14th November 1816: Seven knitting-frames damaged in Luddite copy-cat attack in Leicester

In the evening of Thursday 14th November 1816, a Luddite copy-cat attack took place at a workshop in Leicester. Within 2 days, the circumstances had been reported in the Leicester Chronicle of 16th November 1816:
We are sorry to learn, that seven frames, standing in the shop of one Richard Gumley, of this Town, were wilfully damaged on Thursday night. The Magistrates were engaged on Thursday morning in the investigation of the transaction, and we had that a youth of the name of James Lodge, who worked and slept at Gumley’s, has been fully committed for Trial. It is clear from various circumstances, that no other person was concerned with him in this outrage, and there appears to have been no possible motive for it but a pure spirit of mischief or a wish to do something which should be talked about. The shop is a detached building, and situate about eight or ten yards the House. Two other men who lodge at Gumley’s were at work in it until about ten o'clock on Thursday night, and they then went into the House to get their supper and go to bed. Lodge remained in the shop about half an hour after them without any assignable motives, and he should have locked the door, when he left it. They all went to bed, two of them in one room, and Lodge in a separate one, about a quarter before eleven, and in the morning when they got up to go to work, Slaney who went first to the shop found that the door was latched, but had not been locked all, and there were no appearances of force used either at the windows or door; no footsteps were discoverable in any of the adjoining Gardens, nor in any other direction, but from Gumley’s House to the shop. And this was the more observable from the circumstance of snow having fallen during the early part of the night. The mischief was effected by piece of Iron called a Roller belonging to a Frame in the shop which was not in work, and the violence was so slight as to have occasioned little or no noise. The damage is estimated at about 12l. We are glad that this prompt and successful investigation is likely to relieve the Town from what would otherwise have been very pleasant state of feeling.
The Tory Leicester Journal adapted the same report (suggesting it was a local authority press release) the following Friday 22nd November 1816:
A momentary alarm of an unpleasant nature was excited on Friday morning last, in consequence of seven frames standing in shop of Richard Gumley, in a bye lane in the neighbourhood of Churchgate, having been wilfully damaged during the preceding night. In the investigation of the transaction before the Magistrates, it appeared that a youth of the name of James Lodge aspiring to Luddite fame, had in a mischievous spirit committed the depredation, for which he is fully committed for trial.

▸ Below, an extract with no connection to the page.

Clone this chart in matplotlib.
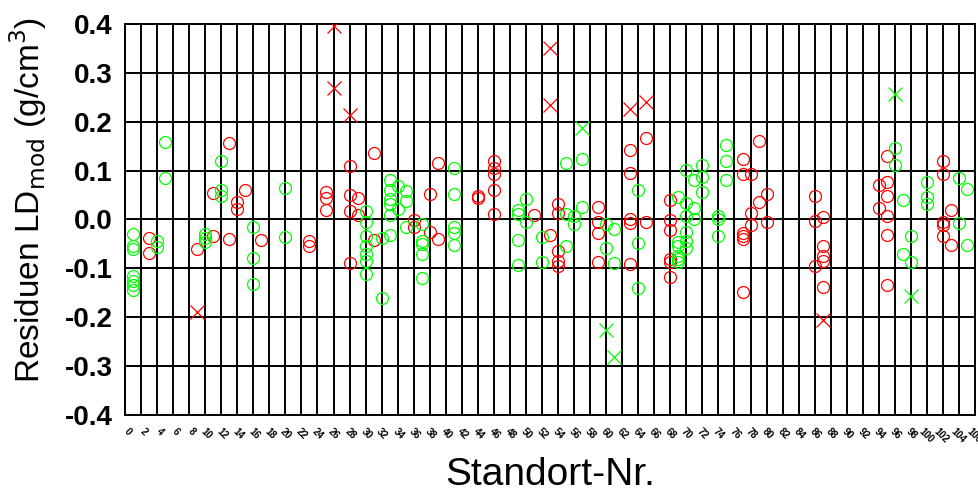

The shop is a detached building, and situate about eight or ten yards the house. Two other men who lodge at Gumley’s were at work in it until about ten o'clock on Thursday night, and they then went into the house to get their supper and go to bed. Lodge remained in the shop about half an hour after them without any assignable motives, and he should have locked the door when he left it. They all went to bed, two of them in one room, and Lodge in a separate one, about a quarter before eleven; and in the morning when they got up to go to work, Stanley who went first to the shop found that the door was latched, but had not been locked, and there were no appearance of force used either at the windows or door; no footsteps were discoverable in any of the adjoining gardens, nor in any other direction but from Gumley’s house to the shop; this was the more observable from the circumstance of snow having fallen during the early part of the night. The mischief was effected by piece of Iron called a Roller belonging to a Frame in the shop which was not in work, and the violence was so slight as to have occasioned little or no noise.